With the slavery issue unresolved, the conference is likely to be as inconclusive as its predecessors in 1978 and 1983.

But a surprise element may yet come into play ­ the Genoa factor. Today marks the second day of a general strike in South Africa against the government's extensive privatisation programme and, thus, its alleged complicity with the world trade order. Tomorrow, South African trade unionists will join campaigners protesting in Durban against globalisation. It will be the first such march in Africa ­ a continent in which most people's worries centre on getting enough food for the day, not on whether it has been genetically modified.

They will be joined by campaigners proclaiming "landless=racism" and others demanding affordable Aids drugs and an end to the intellectual property rights enjoyed by the multinational pharmaceutical companies.

Durban's anti-globalisation marches are likely to be peaceful, say the protesters, who are contemptuous of "indignant European liberals with nothing better to do than smash up historic cities". Mazibuko K Jara, of the South African Communist Party, said: "The African working class is the true victim of neo-liberalism. But we do not see the point of destroying our surroundings."
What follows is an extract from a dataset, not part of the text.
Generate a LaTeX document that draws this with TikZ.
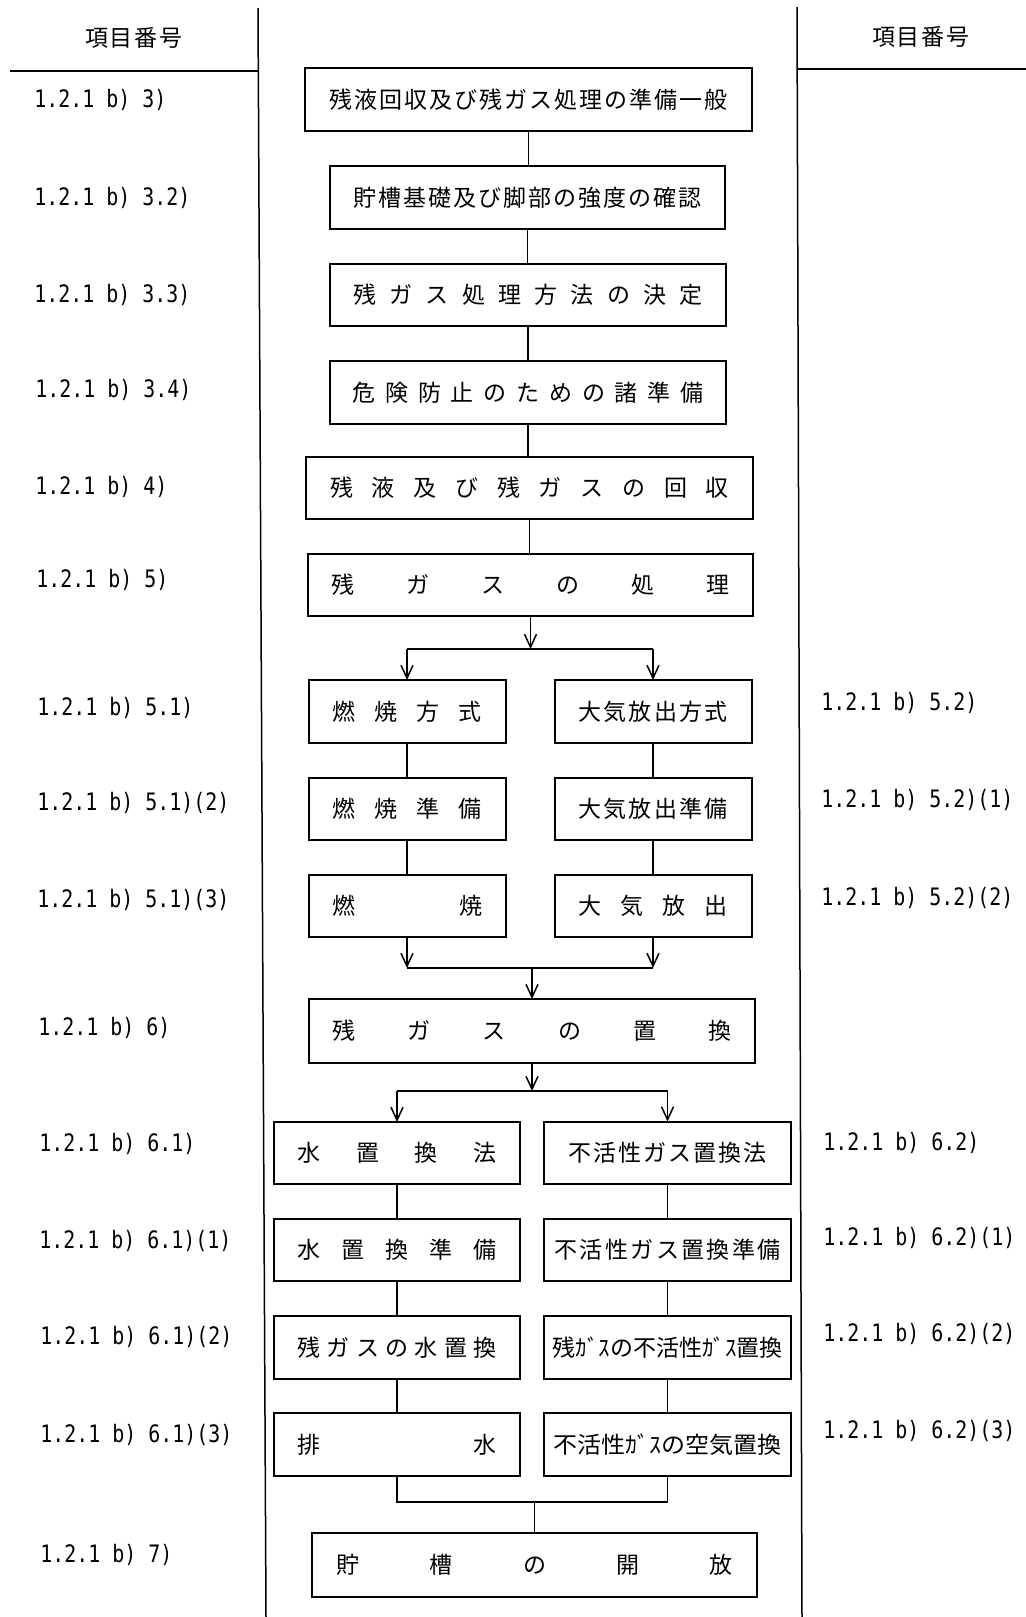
\documentclass[tikz,border=0pt]{standalone}
\usepackage{fontspec}
\usepackage{graphicx}
\usetikzlibrary{arrows.meta}
\newfontfamily\cjk{Noto Sans CJK JP}
\newfontfamily\lblf[FakeStretch=0.83]{DejaVu Sans Mono}
\makeatletter
\def\spr@next#1{\ifx#1\relax\else\hfill#1\expandafter\spr@next\fi}
\def\spr@first#1{#1\spr@next}
\newcommand\spr[2]{\makebox[#1]{\spr@first#2\relax}}
\makeatother
\begin{document}
\begin{tikzpicture}[x=0.5pt,y=-0.5pt,
  bx/.style={draw, line width=1pt, inner sep=0pt, outer sep=0pt, font=\cjk\fontsize{11.5}{13}\selectfont},
  ln/.style={line width=0.75pt},
  arr/.style={ln, -{Straight Barb[length=6.5pt,width=6pt]}},
  lbl/.style={anchor=west, inner sep=0pt, font=\lblf\fontsize{12}{14}\selectfont},
  hdr/.style={inner sep=0pt, font=\cjk\fontsize{11.5}{13}\selectfont}]
\useasboundingbox (0,0) rectangle (1026,1617);
% frame
\coordinate (fa) at (258,8); \coordinate (fb) at (266,1617);
\coordinate (fc) at (797,7); \coordinate (fd) at (802,1617);
\coordinate (ha) at (10,71); \coordinate (hb) at (258,71);
\coordinate (hc) at (798,69); \coordinate (hd) at (1026,69);
\draw[ln] (fa) -- (fb);
\draw[ln] (fc) -- (fd);
\draw[line width=1.2pt] (ha) -- (hb);
\draw[line width=1.2pt] (hc) -- (hd);
\node[hdr] (h1) at (134,38) {\spr{49pt}{項目番号}};
\node[hdr] (h2) at (921,37) {\spr{49pt}{項目番号}};
% main column
\node[bx,minimum width=223.5pt,minimum height=31.5pt] (b1) at (528.5,99.5) {\spr{199pt}{残液回収及び残ガス処理の準備一般}};
\node[bx,minimum width=197.5pt,minimum height=31.5pt] (b2) at (527.5,197.5) {\spr{174.5pt}{貯槽基礎及び脚部の強度の確認}};
\node[bx,minimum width=198pt,minimum height=31pt] (b3) at (528,295) {\spr{174.5pt}{残ガス処理方法の決定}};
\node[bx,minimum width=198pt,minimum height=31.5pt] (b4) at (528,392.5) {\spr{175.5pt}{危険防止のための諸準備}};
\node[bx,minimum width=223.5pt,minimum height=31pt] (b5) at (529.5,488) {\spr{199.5pt}{残液及び残ガスの回収}};
\node[bx,minimum width=222.5pt,minimum height=31pt] (b6) at (530.5,585) {\spr{199.5pt}{残ガスの処理}};
% combustion / atmospheric
\node[bx,minimum width=98.5pt,minimum height=31.5pt] (l1) at (407,711.5) {\spr{75pt}{燃焼方式}};
\node[bx,minimum width=98.5pt,minimum height=31.5pt] (r1) at (653,711.5) {\spr{75pt}{大気放出方式}};
\node[bx,minimum width=98.5pt,minimum height=31pt] (l2) at (407,809) {\spr{75pt}{燃焼準備}};
\node[bx,minimum width=98.5pt,minimum height=31pt] (r2) at (653,809) {\spr{75pt}{大気放出準備}};
\node[bx,minimum width=98.5pt,minimum height=31pt] (l3) at (407,906) {\spr{75pt}{燃焼}};
\node[bx,minimum width=98.5pt,minimum height=31pt] (r3) at (653,906) {\spr{75pt}{大気放出}};
\node[bx,minimum width=223pt,minimum height=32pt] (b7) at (532,1031) {\spr{199.5pt}{残ガスの置換}};
% water / inert
\node[bx,minimum width=123pt,minimum height=31pt] (w1) at (397,1153) {\spr{99.5pt}{水置換法}};
\node[bx,minimum width=123.5pt,minimum height=31pt] (v1) at (667.5,1152.5) {\spr{99pt}{不活性ガス置換法}};
\node[bx,minimum width=123pt,minimum height=31pt] (w2) at (397,1250) {\spr{99.5pt}{水置換準備}};
\node[bx,minimum width=123.5pt,minimum height=31pt] (v2) at (667.5,1250) {\spr{113pt}{不活性ガス置換準備}};
\node[bx,minimum width=123pt,minimum height=31.5pt] (w3) at (397,1347.5) {\spr{99.5pt}{残ガスの水置換}};
\node[bx,minimum width=123.5pt,minimum height=31.5pt] (v3) at (667.5,1347.5) {\resizebox{115pt}{\height}{残ｶﾞｽの不活性ｶﾞｽ置換}};
\node[bx,minimum width=123pt,minimum height=31.5pt] (w4) at (397,1444.5) {\spr{99.5pt}{排水}};
\node[bx,minimum width=123.5pt,minimum height=31.5pt] (v4) at (667.5,1444.5) {\resizebox{114pt}{\height}{不活性ｶﾞｽの空気置換}};
\node[bx,minimum width=222.5pt,minimum height=32pt] (b8) at (534.5,1565) {\spr{198pt}{貯槽の開放}};
% connectors main column
\draw[ln] (b1.south) -- (b1.south |- b2.north);
\draw[ln] (b2.south) -- (b2.south |- b3.north);
\draw[ln] (b3.south) -- (b3.south |- b4.north);
\draw[ln] (b4.south) -- (b4.south |- b5.north);
\draw[ln] (b5.south) -- (b5.south |- b6.north);
% split 1
\coordinate (s1) at (530.5,649);
\draw[arr] (b6.south) -- (s1);
\draw[ln] (l1.north |- s1) -- (r1.north |- s1);
\draw[arr] (l1.north |- s1) -- (l1.north);
\draw[arr] (r1.north |- s1) -- (r1.north);
\draw[ln] (l1.south) -- (l2.north);
\draw[ln] (l2.south) -- (l3.north);
\draw[ln] (r1.south) -- (r2.north);
\draw[ln] (r2.south) -- (r3.north);
% merge 1
\coordinate (m1) at (530,968);
\draw[arr] (l3.south) -- (l3.south |- m1);
\draw[arr] (r3.south) -- (r3.south |- m1);
\draw[ln] (l3.south |- m1) -- (r3.south |- m1);
\draw[arr] (b7.north |- m1) -- (b7.north);
% split 2
\coordinate (s2) at (532,1091);
\draw[arr] (b7.south) -- (s2);
\draw[ln] (w1.north |- s2) -- (v1.north |- s2);
\draw[arr] (w1.north |- s2) -- (w1.north);
\draw[arr] (v1.north |- s2) -- (v1.north);
\draw[ln] (w1.south) -- (w2.north);
\draw[ln] (w2.south) -- (w3.north);
\draw[ln] (w3.south) -- (w4.north);
\draw[ln] (v1.south) -- (v2.north);
\draw[ln] (v2.south) -- (v3.north);
\draw[ln] (v3.south) -- (v4.north);
% merge 2
\coordinate (m2) at (533,1502);
\draw[ln] (w4.south) -- (w4.south |- m2) -- (v4.south |- m2) -- (v4.south);
\draw[ln] (b8.north |- m2) -- (b8.north);
% left labels
\node[lbl] (la1) at (34,100) {1.2.1 b) 3)};
\node[lbl] (la2) at (34,198) {1.2.1 b) 3.2)};
\node[lbl] (la3) at (34,295) {1.2.1 b) 3.3)};
\node[lbl] (la4) at (35,390) {1.2.1 b) 3.4)};
\node[lbl] (la5) at (35,487) {1.2.1 b) 4)};
\node[lbl] (la6) at (36,580) {1.2.1 b) 5)};
\node[lbl] (la7) at (37,708) {1.2.1 b) 5.1)};
\node[lbl] (la8) at (37,803) {1.2.1 b) 5.1)(2)};
\node[lbl] (la9) at (37,900) {1.2.1 b) 5.1)(3)};
\node[lbl] (la10) at (38,1028) {1.2.1 b) 6)};
\node[lbl] (la11) at (39,1144) {1.2.1 b) 6.1)};
\node[lbl] (la12) at (39,1241) {1.2.1 b) 6.1)(1)};
\node[lbl] (la13) at (40,1337) {1.2.1 b) 6.1)(2)};
\node[lbl] (la14) at (40,1435) {1.2.1 b) 6.1)(3)};
\node[lbl] (la15) at (40,1555) {1.2.1 b) 7)};
% right labels
\node[lbl] (ra1) at (821,703) {1.2.1 b) 5.2)};
\node[lbl] (ra2) at (821,800) {1.2.1 b) 5.2)(1)};
\node[lbl] (ra3) at (821,898) {1.2.1 b) 5.2)(2)};
\node[lbl] (ra4) at (823,1143) {1.2.1 b) 6.2)};
\node[lbl] (ra5) at (823,1238) {1.2.1 b) 6.2)(1)};
\node[lbl] (ra6) at (823,1334) {1.2.1 b) 6.2)(2)};
\node[lbl] (ra7) at (823,1431) {1.2.1 b) 6.2)(3)};
\end{tikzpicture}
\end{document}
Mark Weinberg, spokesman for Sangoco, an umbrella organisation for 4,000 South African grassroots groups, said campaigners for the poor and racially oppressed were natural bedfellows of the unionists campaigning against privatisation. "This is a defining moment and represents South Africa's first post-apartheid struggle," he said. "The South African government made a hasty pro-capitalist choice in the early 1990s when that system was robust. We want people-driven development, not business-driven development."